I would strongly advise not to cut it too fine and to remain well above the minimum area required as I am aware of a few cases where a farmer ended up with an agricultural area just below the minimum required area.
If you are a new entrant to farming, then the minimum area to be retained in an agricultural activity will be fixed by the Department on a case by case basis.
All entitlements allocated under BPS and the National Reserve are subject to a two year usage rule.
Any entitlements that remain unused for two consecutive years will revert back to the National Reserve. The rotation of entitlements that was available under SPS is not available under BPS.
If you wish to benefit from the BPS on afforested land, you must be the person (or persons in joint management) in receipt of the afforestation premium. This applies to members of the same family.
Bought or inherited land can be considered for planting. It may also be eligible for a BPS payment provided it satisfies all of the eligibility criteria outlined above.
Where an area within a forest had to be left unplanted because of ESB lines, it can be eligible for BPS provided such an area is fenced off from the forest and has a separate access.
It is also necessary that such an unplanted area is actively farmed and maintained in Good Agricultural and Environmental Condition.

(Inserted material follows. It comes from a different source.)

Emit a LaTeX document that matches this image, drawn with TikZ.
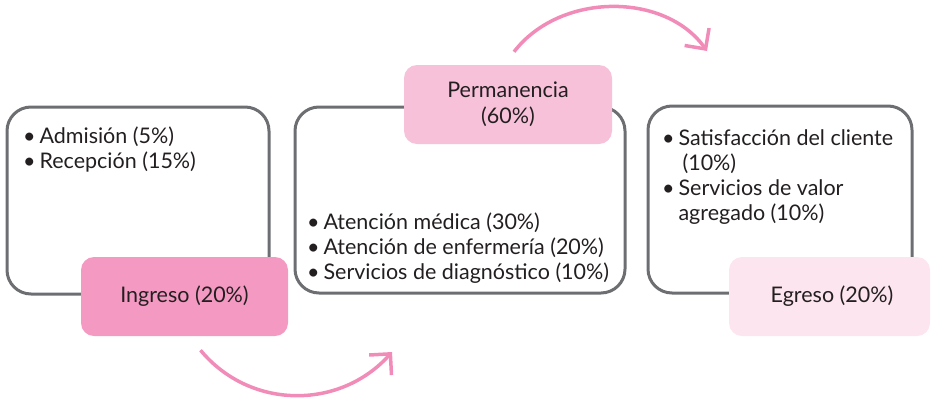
\documentclass[tikz,border=0pt]{standalone}
\usepackage{fontspec}
\setmainfont{Lato}
\usepackage{tikz}
\usetikzlibrary{arrows.meta}

\definecolor{txtgray}{HTML}{231F20}
\definecolor{boxgray}{HTML}{6D6E71}
\definecolor{pinkA}{HTML}{F49AC2}
\definecolor{pinkB}{HTML}{F7C1D9}
\definecolor{pinkC}{HTML}{FCE5EE}
\definecolor{arrowpink}{HTML}{F18CB9}

\newcommand{\bul}{•\hspace{0.18em}}

\begin{document}
\begin{tikzpicture}[x=1pt,y=-1pt,
    stage/.style={draw=boxgray, line width=3pt, rounded corners=24pt, inner sep=0pt},
    tag/.style={rounded corners=13pt, inner sep=0pt, minimum height=79, text=txtgray, align=center,
        font=\fontsize{21.5}{26}\selectfont},
    items/.style={anchor=base west, inner sep=0pt, align=left, text=txtgray,
        font=\fontsize{21.5}{25}\selectfont},
    flow/.style={draw=arrowpink, line width=3.5pt, -{Straight Barb[length=15pt,width=30pt]}}]
    \useasboundingbox (0,0) rectangle (931,397);

    % Gray frames of the three stages
    \node[stage, minimum width=262, minimum height=187] (frameA) at (138,200.5) {};
    \node[stage, minimum width=330, minimum height=186] (frameB) at (460,200) {};
    \node[stage, minimum width=264, minimum height=187] (frameC) at (780,199.5) {};

    % Bullet lists (anchored on the baseline of their last line)
    \node[items] (listA) at (23,168) {\bul Admisión (5\%)\\\bul Recepción (15\%)};
    \node[items] (listB) at (307,279) {\bul Atención médica (30\%)\\\bul Atención de enfermería (20\%)\\\bul Servicios de diagnóstico (10\%)};
    \node[items] (listC) at (662,220) {\bul Satisfacción del cliente\\\phantom{\bul}\hspace{4pt}(10\%)\\\bul Servicios de valor\\\phantom{\bul}agregado (10\%)};

    % Pink stage labels
    \node[tag, fill=pinkA, minimum width=207] (ingreso) at (184.5,296.5) {Ingreso (20\%)};
    \node[tag, fill=pinkB, minimum width=208] (permanencia) at (508,104.5) {Permanencia\\(60\%)};
    \node[tag, fill=pinkC, minimum width=201] (egreso) at (829.5,296.5) {\hspace{5pt}Egreso (20\%)};

    % Curved arrows between stages
    \coordinate (lowStart) at ([shift={(16,14)}]ingreso.south);
    \coordinate (lowEnd) at (392,352);
    \coordinate (highStart) at ([shift={(6,-13)}]permanencia.north);
    \coordinate (highEnd) at (707,51);
    \draw[flow] (lowStart) .. controls (250,410) and (340,410) .. (lowEnd);
    \draw[flow] (highStart) .. controls (560,-8) and (665,-8) .. (highEnd);
\end{tikzpicture}
\end{document}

Foliage Crops, Short Rotation Coppice and Energy Crops (such as willow and miscanthus) can be eligible for the BPS. In that case, Parcel Use should indicate Foliage, Short Rotation Coppice, Willow or Miscanthus sinensis respectively.
However, areas under Christmas trees are not eligible for the Basic Payment.
And finally, similar to other payments from the Department of Agriculture, Food and the Marine, planted land must continue to meet all requirements of the relevant Forest Service scheme under which it was afforested.
Eligible forestry parcels declared on a BPS application to activate entitlements are subject to cross-compliance requirements.
Forestry and your BPS form
So, how do you fill out your BPS application form? If you are in receipt of forest establishment grant aid then you are required to declare all those land parcels on your 2016 BPS application form. Failure to declare grant-aided afforested parcels on the Department of Agriculture, Food and the Marine's land parcel identification system (LPIS) could affect future forestry grant/premium payments.
If you planted a forest before 2009, you should declare the land as Forestry in column 9 ("Parcel Use").If you planted a forest between 2009 and 2015, you should declare the land as Forestry Eligible in column 9.
If you plant a grant-aided forest in 2016 before submitting your application, you should declare the land as Forestry 2016 in column 9.
However, if you hope to plant later this year but haven't done so yet at the time of your BPS application, then it is essential that you declare the correct current parcel use. If such a parcel is planted after the date of your BPS application then an amendment form must be submitted. In that case, you can put Forestry 2016 in column 9 on the amendment form.
The table opposite provides a summary of the BPS application requirements for applicants with forest parcels which will vary according to the time of their forest establishment.
If you are submitting your BPS application online, keep in mind that any land displayed as Forestry Eligible on the parcel list online, if amended for any reason, cannot be changed back to Forestry Eligible. In that case, it will be necessary to write to the Department requesting this change.
The above information will allow you to get your BPS application in to the Department of Agriculture, Food and the Marine in very good time before the deadline of Monday, May 16.